Wednesday, 30 March 2016
On TV: "My Nazi Legacy"
If you happened to channelsurf unawares onto the opening minutes of My Nazi Legacy, you could be forgiven for thinking you were watching another Cash in the Attic rerun. A middle-aged man is guiding two elderly sorts around the places of their youth, then looking on patiently as his charges pick through the dusty relics and knickknacks gathered there. The older men, however, are Horst von Wächter and Niklas Frank, sons of high-ranking Nazi officials; their guide is Philippe Sands, the noted UN human rights lawyer. The participants will be confronted in every corner of the attic by a markedly different set of heirlooms to those you and I might have inherited - it's more baggage, really. You can get a sense of what the film's subjects have had to process, and what they're still trying to process, from the early sequence in David Evans' film that finds von Wächter poring over a photo album. Instead of pretty monochrome tableaux of der junge Horst mugging in the back garden with the family dog, we see his younger self running around Berchtesgaden or similar while his father Otto confers with none other than Heinrich Himmler. How do you even begin to reconcile yourself with a backstory - a history - as deleterious as that?

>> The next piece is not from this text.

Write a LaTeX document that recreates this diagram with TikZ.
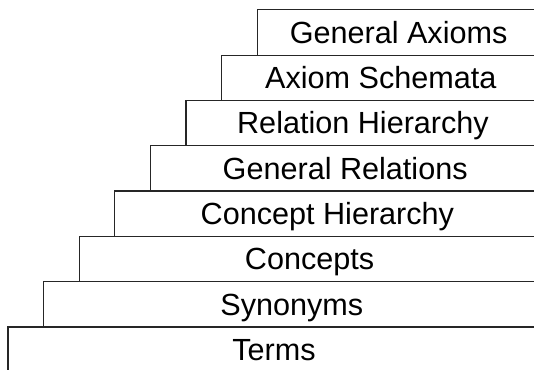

In raising such questions, My Nazi Legacy follows on from where Vanessa Lapa's fascinating The Decent One left off in examining the domestic life of Himmler: the testimony Sands elicits from both von Wächter and Frank adds further ballast to the thesis that this was a moment of coldly distant or absent fathers, called away from home to demonstrate their love for the ultimate father figure. Yet a clear ideological split exists between Evans' subjects, one that fascinates Sands, and by extension us. Where Frank immediately acknowledges what his father was responsible for, von Wächter appears to have spent decades avoiding all eye contact, and insisting his father was only following orders; that the anti-Semitism he placed on the record was nothing very much in the grand scheme of things. Sands' presence within the film is thereby explained: we're here to hear out the kind of arguments that might otherwise be presented inside a courtroom.
What follows is on a visual level rather plain: the influence of Lanzmann's epochal Holocaust documentary Shoah can be felt in the way Evans intercuts the three men's interactions with conventional talking heads. Yet the director doesn't have to look too far for elaborate stages on which to set down his players. One long sequence unfolds at a Q&A hosted by the Financial Times, where von Wächter faces sustained interrogation from Frank and the public alike; another, even longer, takes place in council chambers in Galicia, where Sands presents von Wächter with evidence that strongly suggests his father was a war criminal. Are the film and the lawyer making a bit too much of a show of what they're doing?, we might wonder. Yet this persistent line of questioning yields an electric philosophical drama: we're watching human beings confronted by hard facts and heated opinions, and then having to dodge, absorb or otherwise react to them in what's more or less real time.
From that initial daytime potter, My Nazi Legacy builds to a point where you can feel the temperature rising, patience beginning to erode. Von Wächter's continual evasions and denials - and his smiling willingness to pose with those wearing SS uniforms while on an excursion to the Ukraine, site of renewed neo-Nazi activity - visibly impact upon Frank and Sands; they, in turn, redouble their efforts to pin Horst down. By the time Sands has dragged von Wächter into first the synagogue where his grandparents' family were rounded up, then the nondescript field where their bodies were buried, what started as just another cobwebby history lesson has taken on the look of an urgent intervention. The result is an unusually probing and profound British documentary: the critic has to think long and hard before venturing the Lanzmann comparison - which is among the highest praise we can bestow on non-fiction cinema - but here, considering both the form and the content of Evans' film, it is, finally, justified.
My Nazi Legacy screens on BBC4 tonight at 9pm, and is available to watch on demand here until the end of April.